Dalai Lama reiterates Tibetan unity call as Sikyong takes oath of office

His Holiness the Dalai Lama addressing the swearing-in ceremony of Sikyong Dr Lobsang Sangay, 27 May 2016. (Photo courtesy: Tibet.net)
His Holiness the Dalai Lama addressing the swearing-in ceremony of Sikyong Dr Lobsang Sangay, 27 May 2016. (Photo courtesy: Tibet.net)

(TibetanReview.net, May28, 2016) – The head of the exile Tibetan administration at Dharamshala, India, Sikyong Lobsang Sangay, on May 27 called the Dalai Lama a beacon of hope, trashed the Dholgyal group’s allegations of discrimination, reaffirmed his administration’s adherence to the Middle Way Approach towards China and stressed education as top priority as he took his oath of office for a second term of five years at a ceremony on the Tsuglakhang courtyard.

He renewed his pledge to see His Holiness the Dalai Lama return to Tibet within the next five years while calling on the Tibetan people to stand by this goal even if it took 50 years, calling this promise of effort, hope and call for patience a 5/50 policy.
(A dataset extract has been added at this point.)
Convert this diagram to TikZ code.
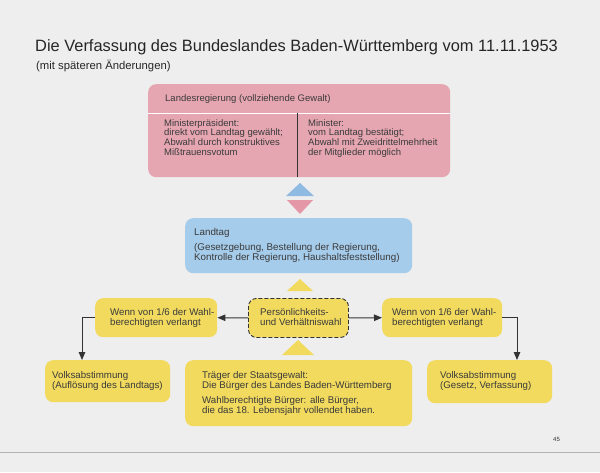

The oath-taking ceremony took place in the presence of the Dalai Lama, Tibet’s spiritual leader, and was administered by the Chief Justice Commissioner of the Tibetan Supreme Justice Commission Mr Kargyu Dhondup.

In his address to the large public gathering, the Dalai Lama praised “the marvellous and determined spirit of the Tibetan people” in Tibet. However, he lamented the fact that a lack of sound moral principles lay behind the regionalist rifts that emerged in the Tibetan community during the recent general election.

He said: “Regional divisiveness results from short-sightedness. In the 7th, 8th and 9th centuries the three provinces of Tibet were united. Tibetans employed the same script and followed what was explained in the Kagyur and Tengyur that are written in the common Tibetan language. To allow rifts in our unity is a mistake. People of all three provinces should stick together through good times and bad. This is true of everyone from leaders to ordinary people.”

He also called for a sense of community among the different religious traditions of Tibet, saying: “Those of you who are Lamas, Geshes and religious practitioners should also remember that whatever particular tradition you follow, they all have their source in the Nalanda Tradition. Differences between us are relatively superficial. All our traditions, Nyingma, Sakya, Kagyu, Jonang and Gelug have produced great masters. When we talk about Dharma, we need to be true to it in practice.”

And calling for unequivocal stand in their behaviour, the Dalai Lama called on the gathering of the Tibetan leaders and public: “If you consider me your friend, please pay attention to what I have said.”

The Kalons (ministers) of the 15th Tibetan Kashag (cabinet) in exile, numbering up to seven, will take their oath of office on Jun 1, after being proposed by the Sikyong and affirmed by the 16th Tibetan Parliament in Exile.

Before that, the members of the 16th parliament will take their oath of office on May 30 while the new Speaker and Deputy Speaker will do so the next day.